Vous avez conservé le déjeuner du restaurant 3 étoiles du mardi au samedi (sauf le mardi midi en hiver), contrairement à de nombreux collègues. Pourquoi ?
Je crois au déjeuner dans les restaurants. Je trouve même que c’est plus agréable d’y déjeuner que d’y dîner. Pour moi, un restaurant, c’est un rythme pour les clients et pour une équipe. Je préfère avoir plus de staff et leur donner plus de congés que de fermer plusieurs services et qu’ils ne viennent que le soir. Un restaurant, c’est une énergie. Le dimanche et le lundi, quand le restaurant est fermé, nous avons mis en place un tea time. C’est plein tout le temps. C’est aussi une façon de rouvrir la maison aux Valentinois avec un prix accessible.
Quels sont vos engagements en faveur d’une gastronomie durable ?
En tant que maison familiale en province, je suis en phase au quotidien avec mes producteurs de la région. On est en bio principalement. Pour moi, la gastronomie durable, c’est d’abord respecter l’ingrédient qui m’est amené : l’utiliser le mieux possible dans son entièreté. En cuisine, on s’intéresse à la plante au niveau de la fleur, du fruit, de ses feuilles et pour certaines, comme la reine des prés, de sa racine l’hiver.

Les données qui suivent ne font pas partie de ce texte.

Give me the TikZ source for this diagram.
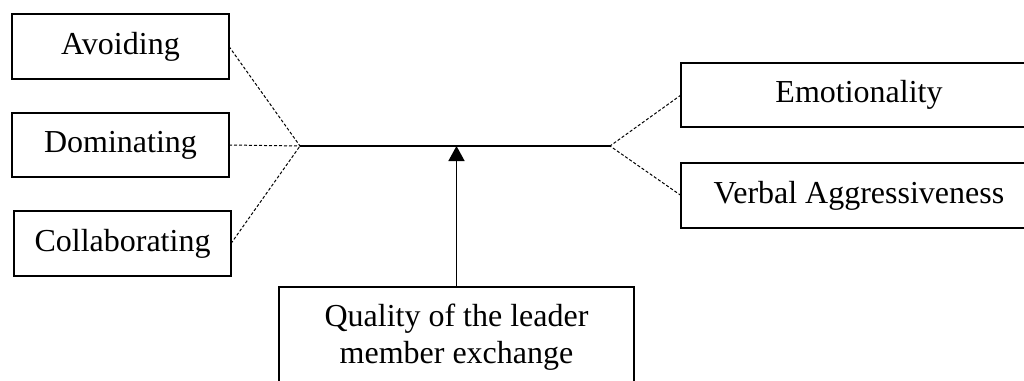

C’est prendre soin de nos jardins. Cueillir au bon moment et pour les plantes qui commencent à perdre leur énergie, de les récupérer pour la fermentation dont des sirops fermentés avec des plantes aromatiques. Cela va aussi nourrir la créativité.
Maintenant, nous sommes en train de créer un groupe de travail avec tous les volontaires de la maison. L’idée étant de poser les choses, de déterminer ensemble où nous voulons aller et voir ce qui nous reste à faire. La difficulté, c’est de faire savoir aux clients tout ce que nous avons déjà mis en place. Finalement, il faut aller vers des labels pour avoir une reconnaissance de ce travail.